MORE than half of the UK's stock market-listed companies in the small and mid-capitalisation bracket have not planned for a rise in benchmark interest rates, even though in excess of three-quarters of them expect an increase by March.
This lack of planning is revealed in a survey published today by the Quoted Companies Alliance (QCA) and accountancy firm BDO, which believe the report suggests small and mid-cap companies are taking a "short-term and narrow view" towards business planning.
The latest QCA/BDO small and mid-cap sentiment index also shows that 48 per cent of companies think that a rise in base rates from their record low of 0.5 per cent, where they have been since March, 2009, would have no impact on their businesses.
The survey found that 77 per cent of companies anticipate a rise in base rates by March next year.

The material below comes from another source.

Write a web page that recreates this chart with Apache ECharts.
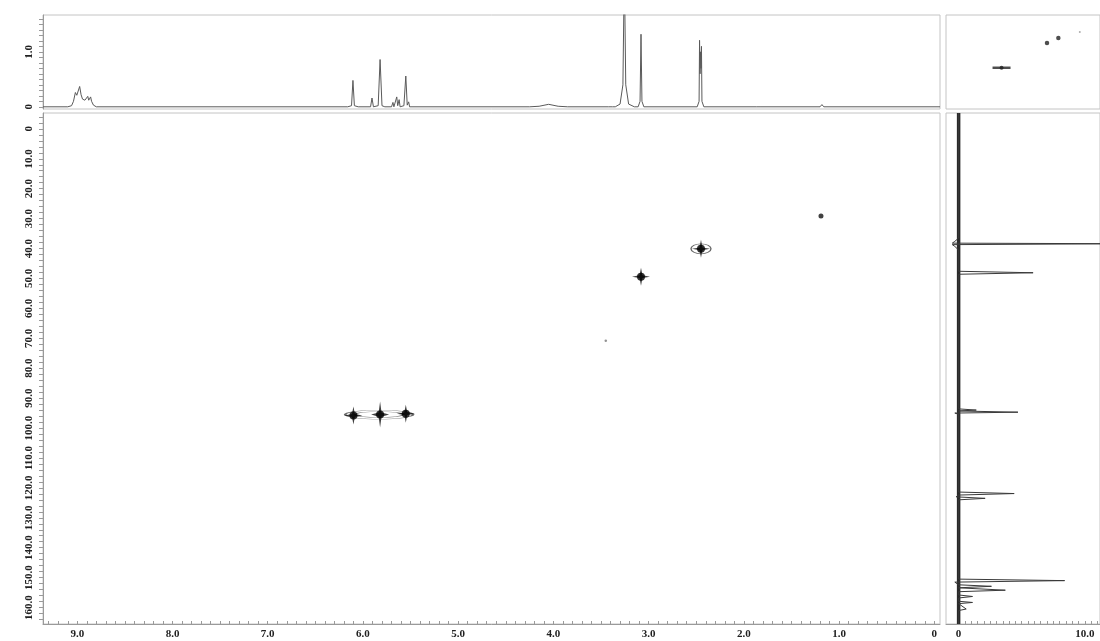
<!DOCTYPE html>
<html>
<head>
<meta charset="utf-8">
<script src="https://cdn.jsdelivr.net/npm/echarts@6/dist/echarts.min.js"></script>
<style>
html,body{margin:0;padding:0;background:#fff;}
#chart{width:1100px;height:641px;}
</style>
</head>
<body>
<div id="chart"></div>
<script>
// ---- tick labels ----
const H_TICKS = [9, 8, 7, 6, 5, 4, 3, 2, 1, 0];
const C_TICKS = [0, 10, 20, 30, 40, 50, 60, 70, 80, 90, 100, 110, 120, 130, 140, 150, 160];
const TOP_TICKS = [0, 1];
const PROJ_TICKS = [0, 10];

// ---- 1H projection trace [ppm, intensity] ----
const protonTrace = [
  [9.36,0],[9.10,0],[9.06,0.02],[9.04,0.10],[9.02,0.26],[9.005,0.21],[8.99,0.24],[8.975,0.37],[8.96,0.22],
  [8.945,0.14],[8.935,0.17],[8.92,0.12],[8.905,0.14],[8.89,0.19],[8.88,0.12],[8.87,0.10],[8.86,0.18],
  [8.85,0.10],[8.83,0.03],[8.80,0],
  [6.16,0],[6.12,0.02],[6.105,0.48],[6.09,0.02],[6.05,0],
  [5.92,0],[5.905,0.16],[5.89,0],
  [5.84,0.02],[5.82,0.86],[5.80,0.02],[5.77,0],
  [5.70,0],[5.685,0.08],[5.675,0],[5.645,0.18],[5.635,0.02],[5.62,0.13],[5.61,0],
  [5.57,0.02],[5.55,0.56],[5.535,0.03],[5.52,0.09],[5.51,0],
  [4.25,0],[4.15,0.01],[4.05,0.045],[3.95,0.01],[3.85,0],
  [3.42,0],[3.40,0.025],[3.38,0],
  [3.35,0],[3.30,0.05],[3.27,0.4],[3.255,2.5],[3.24,0.4],[3.21,0.05],[3.15,0],
  [3.11,0],[3.09,0.1],[3.08,1.32],[3.07,0.1],[3.05,0],
  [2.49,0],[2.47,0.1],[2.465,1.21],[2.46,0.6],[2.455,1.0],[2.45,0.7],[2.445,1.1],[2.44,0.1],[2.42,0],
  [1.87,0],[1.85,0.03],[1.83,0],
  [1.20,0],[1.18,0.04],[1.16,0],
  [-0.06,0]
];

// ---- 13C projection trace [intensity, ppm] ----
const carbonTrace = [
  [0,-5.3],[0,36.5],[-0.3,37.6],[-0.5,38.2],[13,38.4],[-0.5,38.7],[-0.3,39.3],[0,40.5],
  [0,47.6],[5.9,48.1],[0,48.6],
  [0,93.6],[1.4,94.0],[0,94.3],[4.7,94.7],[-0.3,95.0],[0,95.4],
  [0,121.4],[4.4,121.9],[0,122.4],[-0.2,123.0],[2.1,123.5],[0,124.0],
  [0,150.5],[8.4,151.0],[-0.3,151.5],[0,152.4],[2.6,152.9],[0,153.4],[3.7,154.2],[0,154.7],
  [0,155.8],[1.1,156.3],[0,156.8],[0,157.9],[1.1,158.3],[0,158.7],[0.6,160.5],[0,161],[0,165.5]
];
const carbonBaseline = [[0,-5.3],[0,165.5]];

// ---- 2D cross peaks [1H ppm, 13C ppm] ----
const crossPeaks = [[6.10,95.8],[5.55,95.2],[3.08,49.4],[2.45,40.1]];
const tallPeaks = [[5.82,95.5]];
const clusterContour = [[5.83,95.5]];
const ringContour = [[2.45,40.1]];
const weakPeaks = [[1.19,29.1]];
const traceDots = [[3.45,70.8]];

// ---- corner panel marks [x, y] ----
const cornerDash = [[3.4,0.71]];
const cornerDots = [[7.0,1.16],[7.9,1.25]];
const cornerFaint = [[9.6,1.36]];

function range(a, b, s) { const r = []; for (let v = a; v <= b + 1e-9; v += s) r.push(+v.toFixed(3)); return r; }

const labelFont = { fontFamily: 'Liberation Serif', fontWeight: 'bold', color: '#222' };
const axisGray = '#9a9a9a';
const STAR = 'path://M0,-10 L1.6,-1.6 L10,0 L1.6,1.6 L0,10 L-1.6,1.6 L-10,0 L-1.6,-1.6 Z';

const chart = echarts.init(document.getElementById('chart'), null, { renderer: 'canvas' });
chart.setOption({
  animation: false,
  backgroundColor: '#ffffff',
  grid: [
    { left: 43, top: 15, width: 897, height: 94, show: true, borderColor: '#c4c4c4', borderWidth: 1 },
    { left: 43, top: 113, width: 897, height: 511, show: true, borderColor: '#c4c4c4', borderWidth: 1 },
    { left: 946, top: 113, width: 160, height: 511, show: true, borderColor: '#c4c4c4', borderWidth: 1 },
    { left: 946, top: 15, width: 160, height: 94, show: true, borderColor: '#c4c4c4', borderWidth: 1 }
  ],
  xAxis: [
    { gridIndex: 0, type: 'value', inverse: true, min: -0.06, max: 9.36,
      axisLine: { show: false }, axisTick: { show: false }, axisLabel: { show: false }, splitLine: { show: false } },
    { gridIndex: 1, type: 'value', inverse: true, min: -0.06, max: 9.36, position: 'bottom',
      axisLine: { show: true, onZero: false, lineStyle: { color: axisGray } },
      axisTick: { show: true, inside: true, length: 3, customValues: range(0, 9.3, 0.1), lineStyle: { color: axisGray } },
      axisLabel: { customValues: H_TICKS, margin: 5, fontSize: 11, ...labelFont,
        formatter: v => (v === 0 ? '0' : v.toFixed(1)) },
      splitLine: { show: false } },
    { gridIndex: 2, type: 'value', min: -1.0, max: 11.2, position: 'bottom',
      axisLine: { show: true, onZero: false, lineStyle: { color: axisGray } },
      axisTick: { show: true, inside: true, length: 3, customValues: range(0, 11, 0.5), lineStyle: { color: axisGray } },
      axisLabel: { customValues: PROJ_TICKS, margin: 5, fontSize: 11, ...labelFont,
        formatter: v => (v === 0 ? '0' : v.toFixed(1)) },
      splitLine: { show: false } },
    { gridIndex: 3, type: 'value', min: -1.0, max: 11.2, show: false }
  ],
  yAxis: [
    { gridIndex: 0, type: 'value', min: -0.04, max: 1.67,
      axisLine: { show: true, onZero: false, lineStyle: { color: axisGray } },
      axisTick: { show: true, length: 4, customValues: range(0, 1.6, 0.1), lineStyle: { color: axisGray } },
      axisLabel: { customValues: TOP_TICKS, rotate: 90, margin: 8, fontSize: 11, ...labelFont,
        formatter: v => (v === 0 ? '0' : v.toFixed(1)) },
      splitLine: { show: false } },
    { gridIndex: 1, type: 'value', inverse: true, min: -5.3, max: 165.5,
      axisLine: { show: true, onZero: false, lineStyle: { color: axisGray } },
      axisTick: { show: true, length: 4, customValues: range(-4, 164, 2), lineStyle: { color: axisGray } },
      axisLabel: { customValues: C_TICKS, rotate: 90, margin: 8, fontSize: 11, ...labelFont,
        formatter: v => (v === 0 ? '0' : v.toFixed(1)) },
      splitLine: { show: false } },
    { gridIndex: 2, type: 'value', inverse: true, min: -5.3, max: 165.5, show: false },
    { gridIndex: 3, type: 'value', min: -0.04, max: 1.67, show: false }
  ],
  series: [
    { type: 'line', xAxisIndex: 0, yAxisIndex: 0, data: protonTrace, showSymbol: false, clip: true,
      lineStyle: { color: '#5a5a5a', width: 1 } },
    { type: 'line', xAxisIndex: 2, yAxisIndex: 2, data: carbonBaseline, showSymbol: false, clip: true,
      lineStyle: { color: '#2a2a2a', width: 3.5 } },
    { type: 'line', xAxisIndex: 2, yAxisIndex: 2, data: carbonTrace, showSymbol: false, clip: true,
      lineStyle: { color: '#3a3a3a', width: 1 } },
    // 2D contours
    { type: 'scatter', xAxisIndex: 1, yAxisIndex: 1, data: clusterContour, symbol: 'circle', symbolSize: [68, 9],
      itemStyle: { color: 'rgba(0,0,0,0)', borderColor: '#444', borderWidth: 1 } },
    { type: 'scatter', xAxisIndex: 1, yAxisIndex: 1, data: clusterContour, symbol: 'circle', symbolSize: [48, 6],
      itemStyle: { color: 'rgba(0,0,0,0)', borderColor: '#555', borderWidth: 1 } },
    { type: 'scatter', xAxisIndex: 1, yAxisIndex: 1, data: ringContour, symbol: 'circle', symbolSize: [20, 10],
      itemStyle: { color: 'rgba(0,0,0,0)', borderColor: '#444', borderWidth: 1 } },
    { type: 'scatter', xAxisIndex: 1, yAxisIndex: 1, data: crossPeaks, symbol: STAR, symbolSize: 18,
      itemStyle: { color: '#111' } },
    { type: 'scatter', xAxisIndex: 1, yAxisIndex: 1, data: tallPeaks, symbol: STAR, symbolSize: [18, 26],
      itemStyle: { color: '#111' } },
    { type: 'scatter', xAxisIndex: 1, yAxisIndex: 1, data: crossPeaks.concat(tallPeaks), symbol: 'circle', symbolSize: 8,
      itemStyle: { color: '#000' } },
    { type: 'scatter', xAxisIndex: 1, yAxisIndex: 1, data: weakPeaks, symbol: 'circle', symbolSize: 5,
      itemStyle: { color: '#111' } },
    { type: 'scatter', xAxisIndex: 1, yAxisIndex: 1, data: traceDots, symbol: 'circle', symbolSize: 2.5,
      itemStyle: { color: '#777' } },
    // corner panel
    { type: 'scatter', xAxisIndex: 3, yAxisIndex: 3, data: cornerDash, symbol: 'rect', symbolSize: [18, 2.5],
      itemStyle: { color: '#222' } },
    { type: 'scatter', xAxisIndex: 3, yAxisIndex: 3, data: cornerDash, symbol: 'circle', symbolSize: 4,
      itemStyle: { color: '#222' } },
    { type: 'scatter', xAxisIndex: 3, yAxisIndex: 3, data: cornerDots, symbol: 'circle', symbolSize: 4.5,
      itemStyle: { color: '#222' } },
    { type: 'scatter', xAxisIndex: 3, yAxisIndex: 3, data: cornerFaint, symbol: 'circle', symbolSize: 2,
      itemStyle: { color: '#999' } }
  ]
});
</script>
</body>
</html>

Neil McGill, director of BDO, said: "Indications point to the Bank of England raising interest rates in the near future.
"However, the lack of planning among companies suggests that they are only considering the primary impact this would have on their own working capital.
"Despite the likelihood of small incremental rate changes, companies cannot be complacent. The compound impact will be far greater. It is imperative companies consider the secondary and tertiary effect a rise in rates would have on their customers, suppliers and the health of their markets."
The report shows that, while 55 per cent of small and mid-cap companies have not run any scenario testing for a rise in interest rates, around 22 per cent do intend to undertake some form of "scenario testing" in future.
QCA chief executive Tim Ward said: "Low interest rates have supported an impressive run of recent economic growth... Companies now need to take a longer-term, realistic approach to planning for interest rate rises. They also need to consider other external factors, such as exchange rates and energy costs."